God in the Age of Science? A Critique of Religious Reason is een boek uit 2012 van de Nederlandse filosoof Herman Philipse, geschreven in het Engels en uitgegeven in het Verenigd Koninkrijk. Philipse meende dat zijn Atheïstisch manifest (1995) nog te vluchtig en oppervlakkig was geschreven[1] en besloot om een veel completer werk op te zetten om systematisch alle godsbewijzen op epistemologische wijze te kunnen weerleggen en daarom af te rekenen met iedere reden om enige vorm van theïsme aan te hangen.

Om helderheid te krijgen over hoe de gelovige het bestaan van God onderbouwt, presenteerde Philipse in God in the Age of Science? de "religieuze beslisboom". Deze gaat als volgt:

I
Is de uitspraak "God bestaat" een feitelijke waarheidsclaim? a) ja; b) nee.
II
Zo ja (a), is een beroep op enige (logische) argumentatie of (empirisch) bewijsmateriaal nodig om deze waarheidsuitspraak te onderbouwen? c) ja; d) nee.
III
Zo ja (c), moet deze argumentatie of dit bewijsmateriaal van wetenschappelijke aard zijn (de wetenschappelijke methode gevolgd hebben) en kan een godsbewijs niet volledig volgens eigen maatstaven worden gevonden? e) ja; f) nee.

Dit leidt tot vier categorieën van denken over het bestaan van God (of goden):

  1. In geval b) beweert men dat God niet feitelijk bestaat, maar een metafoor is.
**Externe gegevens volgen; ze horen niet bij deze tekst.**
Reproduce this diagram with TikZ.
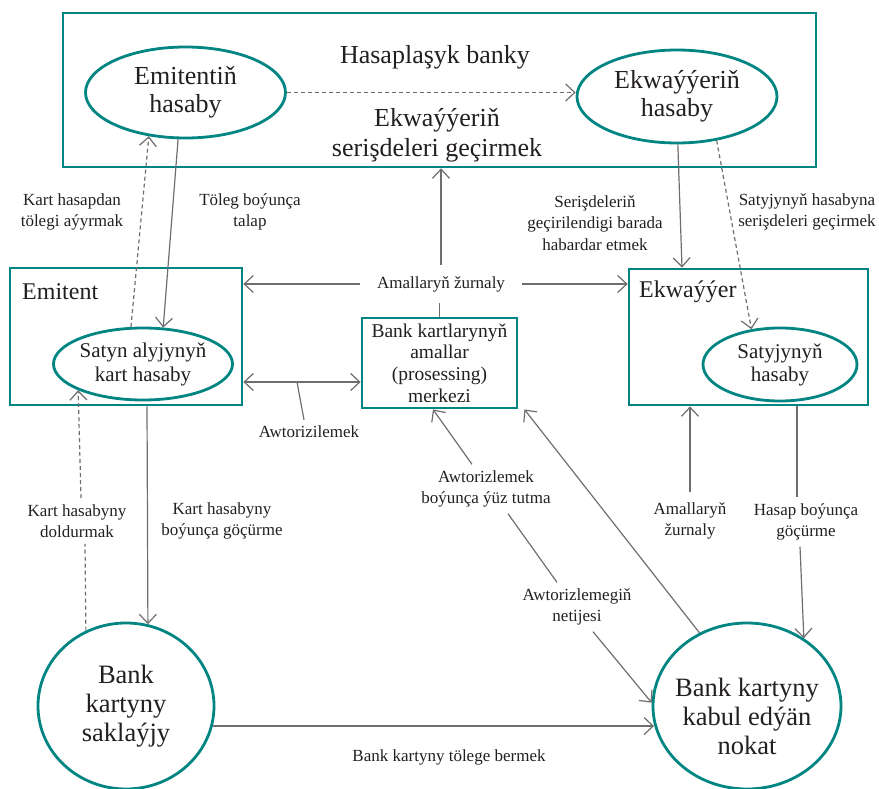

De verdedigers van dit standpunt staan volgens Philipse in de traditie van Wittgenstein en zijn onder meer D.Z. Phillips en Karen Armstrong.
  2. In geval d) beweert men dat God feitelijk bestaat, maar dat men dit mag aannemen zonder een beroep te hoeven doen op argumentatie of bewijsmateriaal. Onder meer Alvin Plantinga verdedigt dit standpunt, en richt zich vooral op het verklaren van de wereld indien God bestaat, wat op zichzelf een geloofskwestie blijft.
  3. In geval e) beweert men dat God feitelijk bestaat en zijn bestaan via wetenschappelijk bewijs kan worden aangetoond. Onder meer Richard Swinburne en Stephen D. Unwin trachten dit middels het theorema van Bayes aannemelijk te maken. Vooral de Verenigde Staten was van 1987 tot 2005 de Intelligent Design-beweging (ID) actief, die beweerde wetenschappelijke bewijzen te hebben voor een goddelijke schepping in plaats van de evolutietheorie, maar deze sneuvelde uiteindelijk in de rechtszaak Kitzmiller v. Dover Area School District; naast ID bestaan er nog veel andere creationistische bewegingen die wetenschappelijke pretenties hebben.
  4. In geval f) beweert men dat God feitelijk bestaat en men dit ook kan bewijzen, maar niet op een wetenschappelijke manier. Hoewel zelf een atheïst, omschreef de evolutiebioloog Stephen Jay Gould dit standpunt met wat hij niet-overlappende magisteria (NOMA) noemde: wetenschap en religie begeven zich op twee geheel verschillende terreinen en kunnen niets over elkaar zeggen; Gods bestaan is dus een religieuze vraag waarmee de wetenschap niets te maken heeft. Het tegenovergestelde is het god van de gaten-argument, namelijk dat als de wetenschap iets niet kan verklaren, religie dat wel kan, vaak door een god te postuleren. Verdedigers van dit standpunt hanteren wat Philipse "typisch religieuze argumenten" noemt zoals openbaring, heilige geschriften, religieuze ervaring, gebed, spreken in tongen, een epileptische aanval met schuimbekken enz.

Vervolgens tracht Philipse argumenten uit elke categorie, maar vooral in geval e), namelijk met het theorema van Bayes zoals gebruikt door Swinburne, stap voor stap te ontzenuwen. Hij komt tot de conclusie dat

1) theïsme niet op een betekenisvolle manier kan worden uitgedrukt;
2) als theïsme betekenisvol was, dan zou het geen enkele voorspellende kracht hebben ten aanzien van het voorhanden zijnde bewijs(materiaal), waardoor Bayesiaanse argumenten niet van de grond komen; en
3) als de Bayesiaanse cumulatieve strategie wél werkte, dan zou men moeten concluderen dat atheïsme waarschijnlijker is dan theïsme.